I found an old photo of myself at age 7 while visiting my parents several months ago. I was in a veggie tales T-shirt, wearing a paper crown, and holding a Playstation 2 copy of Kingdom Hearts. I don't remember if I requested the game myself after seeing a commercial for it, or if my parents got it for me because it looked like a cute Disney game. Somehow, it has been over 20 years since that birthday. The amount of times I have played Kingdom Hearts 1 is equivalent to my other all time favorites (shadow of the colossus, metroid prime etc). Simply looking at the box art freaks me out still. It's like getting a split second reminder of what it felt like to see this artwork as a 7 year old kid - 0 context as to what any of it represented. This might be one of my earliest memories I can recall where a specific piece of artwork captivated me this much. I even remember trying to trace the cover art with pencil and paper. I can feel the shape of Sora's hair and his jacket swaying behind him. The shapes and colors inspired me to want to draw. Am I an artist today because of this box art? the answer may SHOCK you.
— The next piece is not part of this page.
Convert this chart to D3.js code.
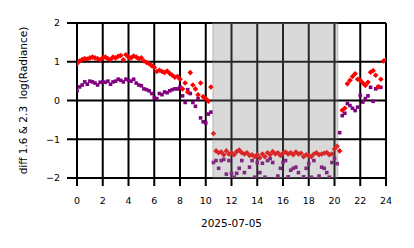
<!DOCTYPE html>
<html><head><meta charset="utf-8">
<script src="https://cdn.jsdelivr.net/npm/d3@7"></script>
<style>html,body{margin:0;padding:0;background:#fff}svg{display:block;font-family:"DejaVu Sans",sans-serif}</style>
</head><body>
<svg id="c" width="414" height="248"></svg>
<script>
const hours = [0,0.2,0.4,0.6,0.8,1,1.2,1.4,1.6,1.8,2,2.2,2.4,2.6,2.8,3,3.2,3.4,3.6,3.8,4,4.2,4.4,4.6,4.8,5,5.2,5.4,5.6,5.8,6,6.2,6.4,6.6,6.8,7,7.2,7.4,7.6,7.8,8,8.2,8.4,8.6,8.8,9,9.2,9.4,9.6,9.8,10,10.2,10.4,10.6,10.8,11,11.2,11.4,11.6,11.8,12,12.2,12.4,12.6,12.8,13,13.2,13.4,13.6,13.8,14,14.2,14.4,14.6,14.8,15,15.2,15.4,15.6,15.8,16,16.2,16.4,16.6,16.8,17,17.2,17.4,17.6,17.8,18,18.2,18.4,18.6,18.8,19,19.2,19.4,19.6,19.8,20,20.2,20.4,20.6,20.8,21,21.2,21.4,21.6,21.8,22,22.2,22.4,22.6,22.8,23,23.2,23.4,23.6,23.8,24];
const redDiff = [0.95,1.02,1.06,1.08,1.07,1.10,1.12,1.10,1.08,1.05,1.10,1.12,1.08,1.06,1.12,1.10,1.14,1.16,1.05,1.18,1.12,1.10,1.15,1.12,1.08,1.10,1.02,0.98,0.95,0.90,0.85,0.75,0.78,0.75,0.72,0.76,0.70,0.65,0.60,0.62,0.55,0.30,0.45,0.22,0.72,0.40,0.30,0.15,0.45,0.10,0.05,-0.02,0.35,-0.85,-1.30,-1.35,-1.33,-1.40,-1.30,-1.38,-1.35,-1.40,-1.32,-1.28,-1.35,-1.38,-1.35,-1.42,-1.40,-1.45,-1.40,-1.48,-1.38,-1.45,-1.35,-1.40,-1.32,-1.38,-1.35,-1.42,-1.36,-1.33,-1.38,-1.35,-1.40,-1.33,-1.38,-1.36,-1.45,-1.40,-1.42,-1.45,-1.38,-1.35,-1.40,-1.38,-1.36,-1.34,-1.40,-1.38,-1.25,-1.18,-1.30,-0.25,-0.20,0.43,0.52,0.62,0.69,0.55,0.52,0.45,0.39,0.47,0.73,0.77,0.65,0.35,0.55,1.02,1.05];
const purpleDiff = [0.25,0.35,0.40,0.48,0.42,0.50,0.48,0.45,0.40,0.47,0.48,0.47,0.50,0.42,0.48,0.50,0.55,0.52,0.48,0.55,0.52,0.50,0.55,0.45,0.40,0.38,0.30,0.28,0.25,0.18,0.08,0.05,0.18,0.15,0.22,0.20,0.25,0.28,0.30,0.30,0.35,0.12,-0.05,0.28,0.18,-0.05,-0.15,0.05,-0.45,-0.55,-0.58,-0.35,-0.30,-1.60,-1.55,-1.75,-1.55,-1.52,-1.90,-1.55,-1.88,-1.98,-1.88,-1.75,-1.55,-1.86,-2.05,-1.72,-1.55,-1.98,-1.60,-1.86,-1.62,-1.98,-1.55,-1.50,-1.60,-2.02,-1.95,-1.75,-1.60,-1.55,-1.97,-1.80,-1.75,-1.72,-1.86,-2.05,-1.97,-1.75,-1.63,-1.98,-1.55,-2.03,-1.95,-1.72,-1.75,-1.86,-1.98,-1.60,-1.50,-1.63,-0.83,-0.39,-0.33,-0.08,-0.13,-0.20,-0.26,-0.17,0.13,-0.04,0.05,0.12,0.34,-0.02,0.30,0.36,0.34];
const xTicks = [0,2,4,6,8,10,12,14,16,18,20,22,24];
const yTicks = [-2,-1,0,1,2];
const nightSpan = [10.55, 20.25];
const xLabel = "2025-07-05";
const yLabel = "diff 1.6 & 2.3  log(Radiance)";

const svg = d3.select("#c");
const x = d3.scaleLinear().domain([0,24]).range([77,386]);
const y = d3.scaleLinear().domain([-2,2]).range([178,23]);

svg.append("defs").append("clipPath").attr("id","clip")
  .append("rect").attr("x",x(0)).attr("y",y(2)).attr("width",x(24)-x(0)).attr("height",y(-2)-y(2));

// grid + ticks
const g = svg.append("g");
g.selectAll("line.h").data(yTicks).join("line")
  .attr("x1",x(0)-10).attr("x2",x(24)).attr("y1",d=>y(d)).attr("y2",d=>y(d))
  .attr("stroke","#000").attr("stroke-width",2);
g.selectAll("line.v").data(xTicks).join("line")
  .attr("class","v").attr("y1",y(2)).attr("y2",y(-2)+8).attr("x1",d=>x(d)).attr("x2",d=>x(d))
  .attr("stroke","#000").attr("stroke-width",2);

const pts = svg.append("g").attr("clip-path","url(#clip)");
const data = hours.map((h,i)=>({h, r:redDiff[i], p:purpleDiff[i]}));
pts.selectAll("rect.p").data(data.filter(d=>d.p!=null)).join("rect")
  .attr("x",d=>x(d.h)-1.8).attr("y",d=>y(d.p)-1.8).attr("width",3.6).attr("height",3.6)
  .attr("fill","#800080");
pts.selectAll("path.r").data(data.filter(d=>d.r!=null)).join("path")
  .attr("d",d=>{const cx=x(d.h), cy=y(d.r), s=2.8; return `M${cx},${cy-s}L${cx+s},${cy}L${cx},${cy+s}L${cx-s},${cy}Z`;})
  .attr("fill","#ff0000");

// night shading
svg.append("rect").attr("x",x(nightSpan[0])).attr("y",y(2)).attr("width",x(nightSpan[1])-x(nightSpan[0])).attr("height",y(-2)-y(2))
  .attr("fill","#808080").attr("fill-opacity",0.3).attr("stroke","#808080").attr("stroke-opacity",0.3).attr("stroke-width",1.5);

// tick labels
svg.append("g").selectAll("text").data(yTicks).join("text")
  .attr("x",60).attr("y",d=>y(d)).attr("dy","0.35em").attr("text-anchor","end")
  .attr("font-size","9.5px").text(d=>d<0?"\u2212"+Math.abs(d):d);
svg.append("g").selectAll("text").data(xTicks).join("text")
  .attr("x",d=>x(d)).attr("y",204).attr("text-anchor","middle")
  .attr("font-size","9.5px").text(d=>d);

svg.append("text").attr("x",(x(0)+x(24))/2).attr("y",227).attr("text-anchor","middle")
  .attr("font-size","10.5px").text(xLabel);
svg.append("text").attr("transform",`translate(27,${(y(2)+y(-2))/2}) rotate(-90)`)
  .attr("text-anchor","middle").attr("font-size","10.5px").style("white-space","pre").text(yLabel);
</script>
</body></html>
The Kingdom Hearts series is joked about excessively these days. Most of the conversation is about how impossible to understand these games are (hot take: KH is not that complicated. If you can understand Metal Gear, you'll be fine).
I love Kingdom Hearts 1 because whenever I play it, it's like I'm back in my old bedroom - captivated in ways I didn't understand. As a child we don't stop and think "this level design is flawed" or "the melody of this tune is sublime and creates great atmosphere" - we just accept it, almost blindly. I think that's why nostalgia is powerful to me. I get to remember what it felt like to not absorb media exclusively through some kind of critical lens. "Nostalgia goggles" is often used as a negative term, but why do we shame ourselves for enjoying media simply based off the idea that we liked it growing up - therefore playing it as an adult elicits specific emotions and memories precious to us.
Kingdom Hearts 2 is the better game overall, but 1 has this specific texture to it that could not be replicated even by its superior sequel. I have no idea what I was thinking as a 7 year old during the weird and nightmare-like tutorial of Kingdom Hearts, but when I replay it as an adult, I feel like I'm able to physically manifest those memories, which is something few things are capable of. Movies and music can bring me back in a similar way, but unlike those (where I only utilize sight and hearing) I can physically reenact playing something that I played 20 years ago.
Sure I probably play it differently now, but to go back into this world, to control it, and to interact with it again is a type of nostalgia that's so specific to video games. I honestly believe it stirs the same part of my brain that visiting my old hometown does. Watching a childhood favorite movie or looking at old photos is one thing, but being somewhere physically evokes a stronger sense of "I was here once, and these things really happened". I'm on destiny island again. Riku is obliterating me again. That stupid ledge won't let me jump onto it and Riku is going to win this race again. I'm back in this world and interacting with it. I really played this in my veggie tales t-shirt and paper crown 20 years ago. I slowly learned that the "cool dude named cloud" was from a game called final fantasy 7, which inevitably lead me into discovering JRPGs as a whole genre. I watched Advent Children in shock as the "ninja girl from kingdom hearts" said cuss words.
Kingdom Hearts commonly refers to mysterious doors that need to be opened, which makes this analogy perfect. Kingdom Hearts opened so many doors into the medium of video games for me. I wanted more games like this. I wanted more weird and complex stories that felt magical and impossible. I even wanted to go outside with my friends more. I wanted the wooden sword from Medieval Times because I wanted to be like Sora. I wanted to be as optimistic as Sora. I wanted my friendships to be my power like Sora. I didn't think it was cheesy as a kid because I really believed in the validity of my experience and my feelings as a response to it. No shame or embarrassment. Not worrying about plot holes or the narrative stability of a video game story. It was real and I took it despite its flaws, just like any good friend would do for me.
Kingdom Hearts is a lot of things to me, but most importantly I think it's this physical thing I can latch onto to remind myself that my childhood was real. My feelings then were real and they have carried over into the present.
I'm a different person now than I was 20 years ago, or even 10 years ago, but whenever I go back to Kingdom Hearts, I know that my heart is still the same one that I had back in 2002. He's still here, and he helps me remember how far I've come, and that sometimes it's okay to go back for a while.